You can find hundreds of models that have failed to forecast the future correctly. One of the biggest failure of all time is the recession in 2008. The diagram below from Bloomberg shows how badly economic models are in predicting future. Even at Q3 of 2008 when global economies started to decline, all models failed to recognise the upcoming big recession.
What are economics models? Economic models are just like other science models, they try to simulate the reality using assumptions and constraints to simplify the complexity of reality. They are 'designed to yield hypothesis about economic behaviour that can be tested' (IMF). Mathematics equations are often include in economic models about how economic agents behave or how economic works. Economic models under climate change mitigation are empirical models. They verify the prediction of theoretical models and convert these prediction to precise outcomes.
Stern Review mentioned some existing economic models . For example, the 'Tol' model (Tol, 2002) estimates the impacts for different market and non-market sectors e.g. agriculture and ecosystems. It predicts global impacts become negative beyond 1'C beyond increase in global mean temperature and are up to 0.5-2% of global GDP. However Stern criticised that these 'old' models did not capture the full cost of climate change, including parameters such as extreme weather events and political factors.
The model Stern uses, PAGE2002 IAM (Hope, 2003), 'take account of risks of very damaging impacts as well as uncertain changes over very long period' (Stern, 2006), to calculate the overall welfare cost of climate change (Although the studies are somewhat outdated, they are cited as authoritative). The estimates differences in cost are approximately a quarter higher than those old models.

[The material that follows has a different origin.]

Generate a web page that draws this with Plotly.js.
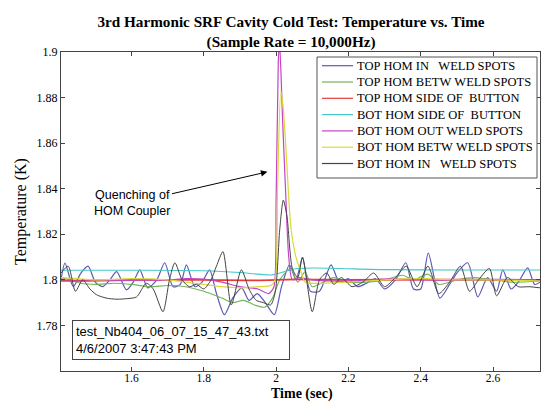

No models are perfect. This is simply because the reality is too complex to be simplified and predicted perfectly. Unavoidably there are critics questioning the accuracy of the IAM models. Rosen (2014) says we should 'stop trying to asses the long-run economics of mitigating climate change since that is unknowable'. This is due to the fact that the way that firms minimise cost, the well-being of people and the advance of technology changes over short to medium term and therefore no point in predicting the economy in 100 years time. On the other hand, Ackerman et al. (2008) suggested that Stern underestimated, even that is what Stern emphasised, the potential costs of climate change damage.
Why do we still care about the predictions? Even if these models are proven wrong, we could still take some positive away from them. At least we know we have to act now, despite not knowing the scale of the impact, to combat climate change. Or else the cost of it will exaggerate. Moreover, as Rosen says, instead of trying to predict the future, it is better to 'focus on the details of how to mitigate climate change'.